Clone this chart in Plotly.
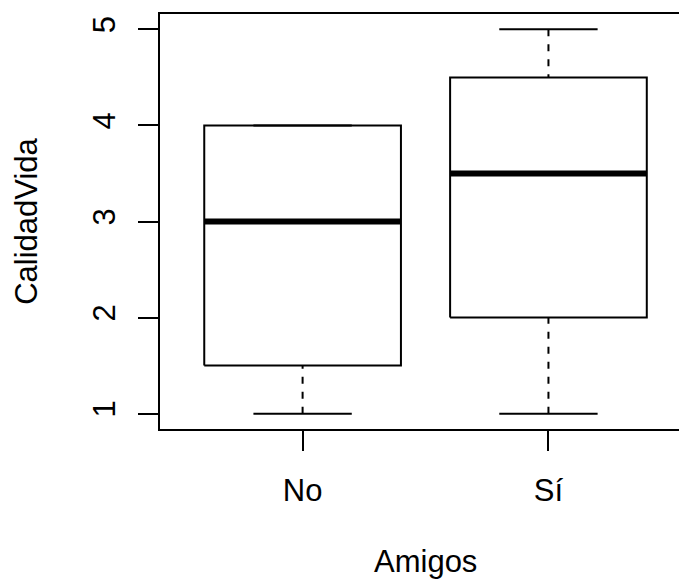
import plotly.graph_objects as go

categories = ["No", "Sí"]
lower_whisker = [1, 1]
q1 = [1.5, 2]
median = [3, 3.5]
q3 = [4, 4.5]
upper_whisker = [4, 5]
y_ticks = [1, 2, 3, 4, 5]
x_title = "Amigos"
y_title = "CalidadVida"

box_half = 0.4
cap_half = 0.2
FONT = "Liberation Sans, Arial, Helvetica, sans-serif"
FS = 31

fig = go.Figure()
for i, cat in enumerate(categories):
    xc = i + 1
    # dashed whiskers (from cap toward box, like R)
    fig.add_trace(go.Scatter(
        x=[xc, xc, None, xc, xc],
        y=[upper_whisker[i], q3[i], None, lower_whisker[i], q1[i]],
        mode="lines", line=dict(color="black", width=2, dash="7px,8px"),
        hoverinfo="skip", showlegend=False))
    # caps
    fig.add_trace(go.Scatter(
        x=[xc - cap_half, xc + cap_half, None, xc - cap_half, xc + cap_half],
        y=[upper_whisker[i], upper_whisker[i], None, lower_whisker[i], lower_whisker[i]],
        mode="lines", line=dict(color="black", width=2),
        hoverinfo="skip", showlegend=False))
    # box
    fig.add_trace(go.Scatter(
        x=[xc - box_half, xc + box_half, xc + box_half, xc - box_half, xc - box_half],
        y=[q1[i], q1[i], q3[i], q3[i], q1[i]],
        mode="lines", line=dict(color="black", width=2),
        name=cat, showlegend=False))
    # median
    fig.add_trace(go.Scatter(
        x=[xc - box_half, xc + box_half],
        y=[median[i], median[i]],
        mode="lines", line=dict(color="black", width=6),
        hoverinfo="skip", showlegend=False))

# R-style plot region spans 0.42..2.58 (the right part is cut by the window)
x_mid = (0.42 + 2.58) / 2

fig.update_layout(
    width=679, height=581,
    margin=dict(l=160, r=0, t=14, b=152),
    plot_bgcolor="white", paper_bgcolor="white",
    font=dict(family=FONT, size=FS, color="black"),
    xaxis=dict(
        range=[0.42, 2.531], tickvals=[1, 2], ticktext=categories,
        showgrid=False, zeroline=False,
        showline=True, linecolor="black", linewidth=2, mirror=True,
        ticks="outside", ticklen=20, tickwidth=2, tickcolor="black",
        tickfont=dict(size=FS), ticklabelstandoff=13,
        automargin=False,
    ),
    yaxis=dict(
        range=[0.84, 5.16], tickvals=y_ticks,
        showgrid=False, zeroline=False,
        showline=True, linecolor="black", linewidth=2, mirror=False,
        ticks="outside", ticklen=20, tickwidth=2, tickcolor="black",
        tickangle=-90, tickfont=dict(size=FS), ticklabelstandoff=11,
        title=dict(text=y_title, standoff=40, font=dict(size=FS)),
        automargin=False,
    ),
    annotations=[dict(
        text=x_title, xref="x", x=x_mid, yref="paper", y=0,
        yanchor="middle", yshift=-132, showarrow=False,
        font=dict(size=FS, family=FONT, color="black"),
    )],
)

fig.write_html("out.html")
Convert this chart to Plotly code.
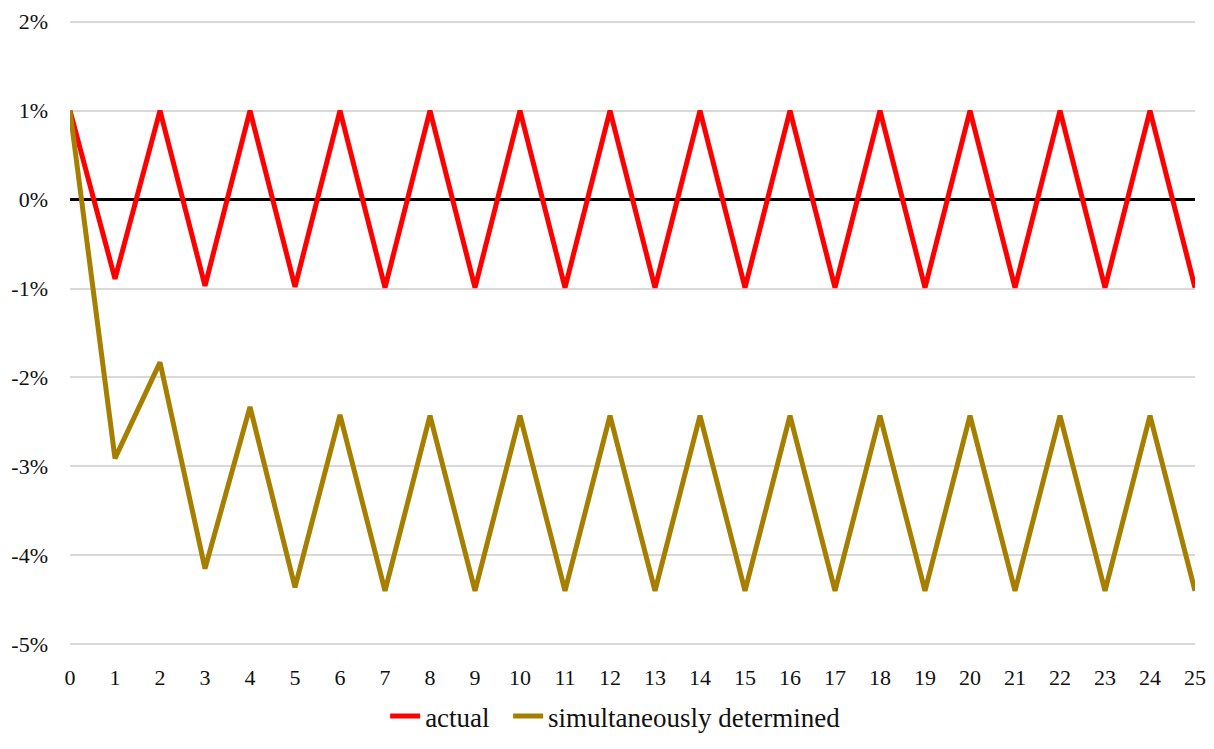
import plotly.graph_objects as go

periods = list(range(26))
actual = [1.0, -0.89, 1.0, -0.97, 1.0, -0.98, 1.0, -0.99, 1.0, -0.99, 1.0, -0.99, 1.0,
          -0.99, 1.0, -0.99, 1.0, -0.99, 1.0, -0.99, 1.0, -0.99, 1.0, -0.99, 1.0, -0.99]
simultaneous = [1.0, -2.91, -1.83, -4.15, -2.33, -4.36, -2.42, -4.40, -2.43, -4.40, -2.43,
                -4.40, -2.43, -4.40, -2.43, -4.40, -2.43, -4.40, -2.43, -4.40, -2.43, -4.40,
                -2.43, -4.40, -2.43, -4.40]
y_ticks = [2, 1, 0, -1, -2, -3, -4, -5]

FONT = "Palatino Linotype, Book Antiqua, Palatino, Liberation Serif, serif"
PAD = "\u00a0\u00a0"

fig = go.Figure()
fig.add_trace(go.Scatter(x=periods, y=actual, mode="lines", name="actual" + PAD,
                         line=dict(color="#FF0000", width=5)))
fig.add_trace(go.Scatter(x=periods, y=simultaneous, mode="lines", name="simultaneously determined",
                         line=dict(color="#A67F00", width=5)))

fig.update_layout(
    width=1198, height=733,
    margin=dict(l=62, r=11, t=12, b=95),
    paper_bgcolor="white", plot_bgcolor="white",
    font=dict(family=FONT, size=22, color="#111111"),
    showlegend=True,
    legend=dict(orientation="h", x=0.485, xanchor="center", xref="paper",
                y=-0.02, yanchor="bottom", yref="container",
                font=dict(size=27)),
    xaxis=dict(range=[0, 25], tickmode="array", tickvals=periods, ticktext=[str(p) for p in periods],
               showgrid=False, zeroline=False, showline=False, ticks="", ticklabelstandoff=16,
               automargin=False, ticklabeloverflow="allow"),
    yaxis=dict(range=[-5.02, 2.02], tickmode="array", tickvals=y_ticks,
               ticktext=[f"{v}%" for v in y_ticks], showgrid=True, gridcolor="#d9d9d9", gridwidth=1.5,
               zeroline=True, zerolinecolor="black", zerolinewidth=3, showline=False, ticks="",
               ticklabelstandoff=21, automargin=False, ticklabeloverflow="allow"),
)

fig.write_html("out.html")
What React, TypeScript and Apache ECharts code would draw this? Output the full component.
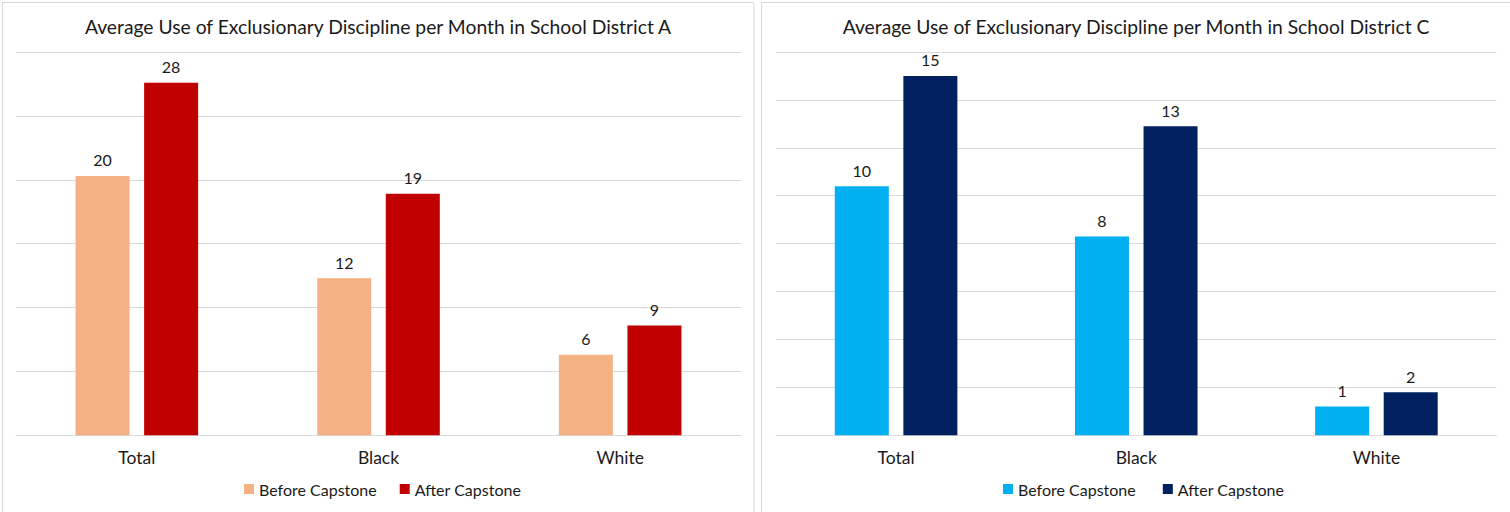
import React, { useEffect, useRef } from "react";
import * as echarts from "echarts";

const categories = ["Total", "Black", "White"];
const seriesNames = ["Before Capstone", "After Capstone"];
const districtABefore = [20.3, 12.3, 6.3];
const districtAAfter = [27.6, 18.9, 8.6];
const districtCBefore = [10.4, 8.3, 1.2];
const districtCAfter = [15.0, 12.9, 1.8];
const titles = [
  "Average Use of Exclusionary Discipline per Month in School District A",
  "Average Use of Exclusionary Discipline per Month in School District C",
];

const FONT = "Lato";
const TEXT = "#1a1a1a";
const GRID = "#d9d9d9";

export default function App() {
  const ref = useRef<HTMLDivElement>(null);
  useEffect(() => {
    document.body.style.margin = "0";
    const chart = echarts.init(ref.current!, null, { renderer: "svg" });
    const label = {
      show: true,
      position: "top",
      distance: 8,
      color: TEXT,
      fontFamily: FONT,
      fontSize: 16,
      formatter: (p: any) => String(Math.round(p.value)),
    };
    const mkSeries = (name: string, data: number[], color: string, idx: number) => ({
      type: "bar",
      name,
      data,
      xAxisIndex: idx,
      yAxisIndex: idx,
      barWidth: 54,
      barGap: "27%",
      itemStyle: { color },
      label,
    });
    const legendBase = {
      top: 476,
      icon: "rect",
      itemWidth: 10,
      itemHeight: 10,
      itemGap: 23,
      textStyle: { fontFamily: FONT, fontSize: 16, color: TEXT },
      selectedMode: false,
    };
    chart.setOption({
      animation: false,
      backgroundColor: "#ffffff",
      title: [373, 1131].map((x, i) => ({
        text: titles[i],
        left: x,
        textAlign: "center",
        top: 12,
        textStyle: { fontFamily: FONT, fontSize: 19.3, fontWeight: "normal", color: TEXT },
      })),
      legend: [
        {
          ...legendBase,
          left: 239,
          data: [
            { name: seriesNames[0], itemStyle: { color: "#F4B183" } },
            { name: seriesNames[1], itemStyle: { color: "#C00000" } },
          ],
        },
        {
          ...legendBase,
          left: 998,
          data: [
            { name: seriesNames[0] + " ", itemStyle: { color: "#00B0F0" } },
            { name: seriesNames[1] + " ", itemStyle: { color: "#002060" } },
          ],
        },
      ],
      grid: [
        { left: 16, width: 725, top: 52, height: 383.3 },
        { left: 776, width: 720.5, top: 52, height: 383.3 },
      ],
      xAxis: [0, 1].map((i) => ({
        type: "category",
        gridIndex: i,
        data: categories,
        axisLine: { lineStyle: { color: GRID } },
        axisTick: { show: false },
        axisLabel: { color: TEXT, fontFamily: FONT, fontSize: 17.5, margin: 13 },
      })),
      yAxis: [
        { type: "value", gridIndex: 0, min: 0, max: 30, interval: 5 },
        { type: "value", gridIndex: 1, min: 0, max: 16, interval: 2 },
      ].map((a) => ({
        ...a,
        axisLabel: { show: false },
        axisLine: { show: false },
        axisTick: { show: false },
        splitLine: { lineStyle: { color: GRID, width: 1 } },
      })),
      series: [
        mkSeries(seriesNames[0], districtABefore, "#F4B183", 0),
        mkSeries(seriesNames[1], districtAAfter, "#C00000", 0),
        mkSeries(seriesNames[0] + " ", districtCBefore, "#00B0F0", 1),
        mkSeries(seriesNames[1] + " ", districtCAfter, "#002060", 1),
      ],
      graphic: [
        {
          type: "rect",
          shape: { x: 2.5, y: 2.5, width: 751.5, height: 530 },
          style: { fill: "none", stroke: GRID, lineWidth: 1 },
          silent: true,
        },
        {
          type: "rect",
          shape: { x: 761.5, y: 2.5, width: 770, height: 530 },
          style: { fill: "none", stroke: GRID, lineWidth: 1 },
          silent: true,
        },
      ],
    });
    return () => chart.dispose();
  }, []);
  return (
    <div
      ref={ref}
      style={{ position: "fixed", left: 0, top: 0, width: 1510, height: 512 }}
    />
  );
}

* * *

- [Directive] Up to and including the line containing "x_mid = (0.42 + 2.58) / 2", quote each line of the entries above from the very first, please, exactly and without images.

- [Exercise result]
Clone this chart in Plotly.
import plotly.graph_objects as go

categories = ["No", "Sí"]
lower_whisker = [1, 1]
q1 = [1.5, 2]
median = [3, 3.5]
q3 = [4, 4.5]
upper_whisker = [4, 5]
y_ticks = [1, 2, 3, 4, 5]
x_title = "Amigos"
y_title = "CalidadVida"

box_half = 0.4
cap_half = 0.2
FONT = "Liberation Sans, Arial, Helvetica, sans-serif"
FS = 31

fig = go.Figure()
for i, cat in enumerate(categories):
    xc = i + 1
    # dashed whiskers (from cap toward box, like R)
    fig.add_trace(go.Scatter(
        x=[xc, xc, None, xc, xc],
        y=[upper_whisker[i], q3[i], None, lower_whisker[i], q1[i]],
        mode="lines", line=dict(color="black", width=2, dash="7px,8px"),
        hoverinfo="skip", showlegend=False))
    # caps
    fig.add_trace(go.Scatter(
        x=[xc - cap_half, xc + cap_half, None, xc - cap_half, xc + cap_half],
        y=[upper_whisker[i], upper_whisker[i], None, lower_whisker[i], lower_whisker[i]],
        mode="lines", line=dict(color="black", width=2),
        hoverinfo="skip", showlegend=False))
    # box
    fig.add_trace(go.Scatter(
        x=[xc - box_half, xc + box_half, xc + box_half, xc - box_half, xc - box_half],
        y=[q1[i], q1[i], q3[i], q3[i], q1[i]],
        mode="lines", line=dict(color="black", width=2),
        name=cat, showlegend=False))
    # median
    fig.add_trace(go.Scatter(
        x=[xc - box_half, xc + box_half],
        y=[median[i], median[i]],
        mode="lines", line=dict(color="black", width=6),
        hoverinfo="skip", showlegend=False))

# R-style plot region spans 0.42..2.58 (the right part is cut by the window)
x_mid = (0.42 + 2.58) / 2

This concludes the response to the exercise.